Hebdo Blog : Nous aimerions vous interroger à propos de votre mode de travail en tant que Directeur de ce Congrès. Peut-on considérer que ce travail d’organisation participe de la psychanalyse, et de quelle façon ?
Marcus André Vieira : Nous étions nombreux et nous avons travaillé dur. Tout au long de cette période, m’est revenue cette question : ce travail collectif, intense et militant, pour lequel nous avons à jouer le rôle de trésoriers, de commerçants… Peut-il servir en quelque sorte à notre formation ?
Beaucoup considèrent que ce travail va contre le travail analytique. L’analyste, parce qu’il se tait et se tient apparemment sur sa réserve, devrait jouer un rôle analogue dans la cité. Pour ceux-là, le travail d’organisation d’un événement, par exemple, ne pourrait être qu’un moyen, jamais une fin, ne pourrait être qu’une échelle dans la montée vers l’Olympe analytique d’un dimanche éternel.
Ce que j’ai vécu ces derniers jours m’a démontré tout le contraire.

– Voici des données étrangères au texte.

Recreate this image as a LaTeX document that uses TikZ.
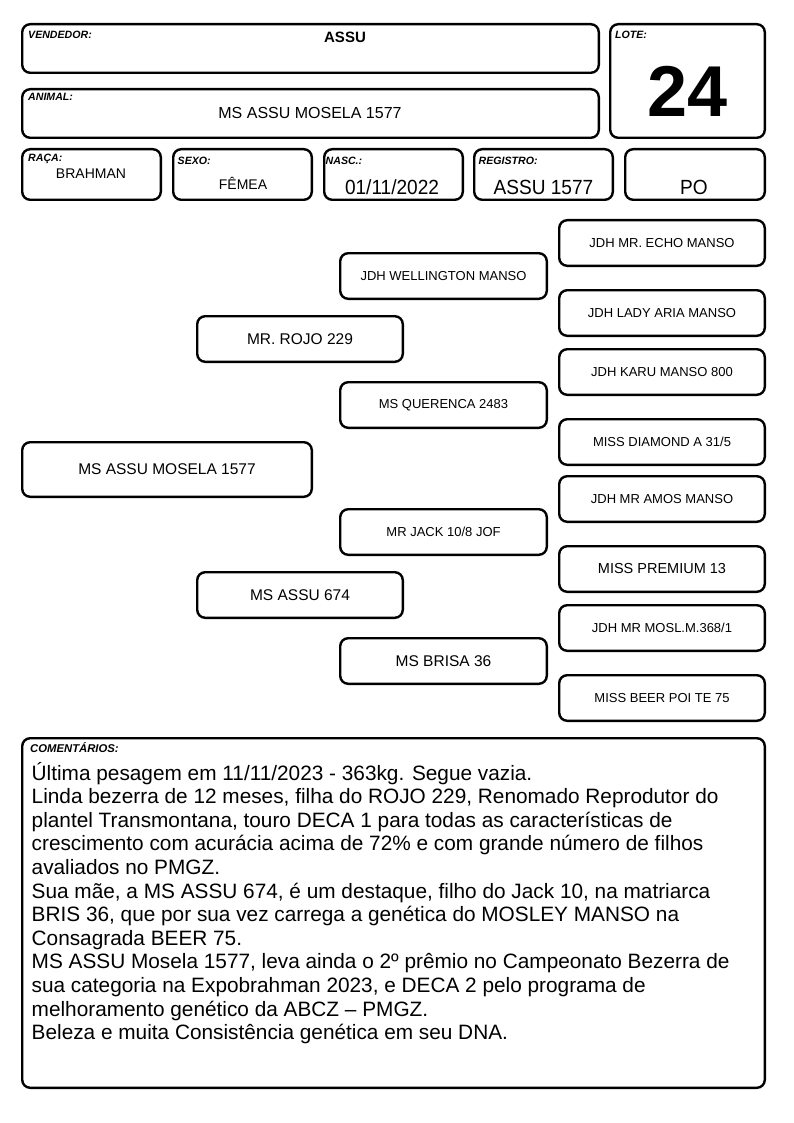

Ceux qui me disent avoir beaucoup appris sont précisément ceux qui ont très souvent accompli des tâches lourdes, mais se sont livrés à elles sans réserve. Ils n’ont pas considéré ce travail comme aliénant, ne l’ont pas vécu comme une obligation ni bien même, au contraire, idéalisé.
Hebdo Blog : En somme ce n’est pas selon vous un travail qui nous éloigne de la psychanalyse ? Sans doute parce qu’il s’agit d’y mettre du corps ?
M. A. V. : Nous nous situons bien souvent à plusieurs de ces niveaux simultanément. Dans ce sens, je nous ai comparés jadis à des saltimbanques, vendant des cacahuètes à l’entrée, participant ensuite au sérieux du travail épistémique pour mettre finalement un tablier et balayer la scène. Je ne vois pas pourquoi ce travail serait incompatible avec l’inconscient. Au contraire, il peut y contribuer. C’est ce que j’ai vu dans nos commissions.
Mais comment cela se fait-il ? C’est un mystère. Encore un des mystères du corps parlant dont il a été fait état ces jours-ci. En quoi notre plongée dans des travaux si pratiques, avec son urgence propre, peut-elle contribuer à nous rendre plus proches de la psychanalyse quand il semble à première vue que ce travail ne ferait que nous voler de ce temps précieux consacré à la lecture et à la réflexion ?
Je me suis souvent souvenu des dernières phrases de la « Préface à l’édition anglaise du Séminaire XI » si bien commentées par J.-A. Miller, et dans lesquelles Lacan souligne : « Je signale que comme toujours les cas d’urgence m’empêtraient pendant que j’écrivais cela. »[1] Je me rappelle que ma réaction lors de ma première lecture a été : « Ah ! Lui aussi ! »
Et vous devez vous rappeler qu’il nous indique qu’il écrit pour « faire paire »[2] avec les cas d’urgence, se mettre au diapason avec eux. Suivant cette idée, je dirais que notre travail est anti-analytique uniquement lorsqu’il ne présente rien de la jouissance singulière de notre sinthome. Comme sa présentation est toujours de l’ordre de la contingence, de la surprise, on peut dire que c’est en nous laissant surprendre dans le travail que l’on sort de la tendance à le prendre du côté du fantasme : sacrifice obsessionnel ou plainte et demande d’amour hystérique. Si nous avons pu créer une telle ambiance de travail ces jours-ci, il me semble que c’est parce que quelque chose dans ce sens s’est produit, davantage que dans la vie de tous les jours.
Hebdo Blog : Cette tâche d’organisation a coïncidé avec votre mandat d’AE. Pouvez-vous nous dire quelque chose de cette simultanéité ?
M. A. V. : Mon temps de transmission comme AE a, en effet, presque coïncidé avec les années de préparation du Congrès, et il a été très agréable de me laisser surprendre avec les collègues, de découvrir de bonnes et de mauvaises compositions de travail dans la conjonction des sinthomes que s’y retrouvent. N’est-ce pas cette prise d’une vivace étrangeté sur le corps, cette sur-prise qui fait que nous restons des analysants, y compris quand il ne reste plus beaucoup à analyser de nos fantasmes ? C’est ce que j’ai éprouvé non seulement dans mon enseignement d’AE mais aussi dans la préparation de ce Congrès. Cela m’a aidé d’ailleurs à ne pas trop m’asseoir sur l’escabeau de l’AE.
[1] Lacan J., « Préface à l’édition anglaise du Séminaire XI », Autres écrits, Seuil, 2001, p. 573.